Registration Requirements
STAT 303-1 or CS 110 (or equivalent Python knowledge) If you have introductory Python knowledge but you are not sure if it is sufficient for the course, please email emre.besler@northwestern.edu to check.
Learning Objectives
At the completion of this course, students should be able to:
- Identify data parts that misleading, wrong, irrelevant or redundant according to the task at hand and process the dataset they uploaded accordingly.
- Create new variables from the data they have, in a new data type if necessary.
- Visualize the data in an interactive and visually aesthetic manner.
- Scrape different types of data from online sources and process it for further analysis.
- Handle SQL queries to obtain data that is spread across multiple and relational databases.
- Obtain data from a mobile application or a website and process it for numerical analysis
- Design relational databases according to the needs of the datasets at hand.
Teaching Method
Remote Synchronous - We will meet twice a week (Mon and Wed) on Zoom for 160-min sessions.
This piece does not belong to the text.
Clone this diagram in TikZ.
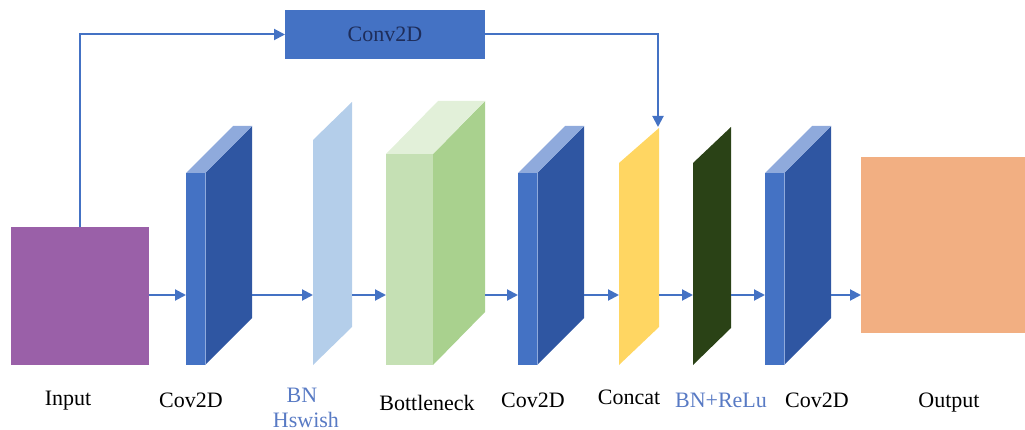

Each session will be a combination of lectures given by the instructor and in-class coding sessions for the students to work/practice on their own.
Evaluation Method
There will be 5 homework assignments, (9% each) in-class exercises (25%) an in-class midterm exam, (15%) and an in-class final exam. (15%)
Class Materials (Required)
A laptop that is able to run Anaconda Navigator for Python programming and SQLite Studio for databases with Structured Query Language.
Class Attributes
Formal Studies Distro Area
Course Meets Online
Synchronous:Class meets remotely at scheduled time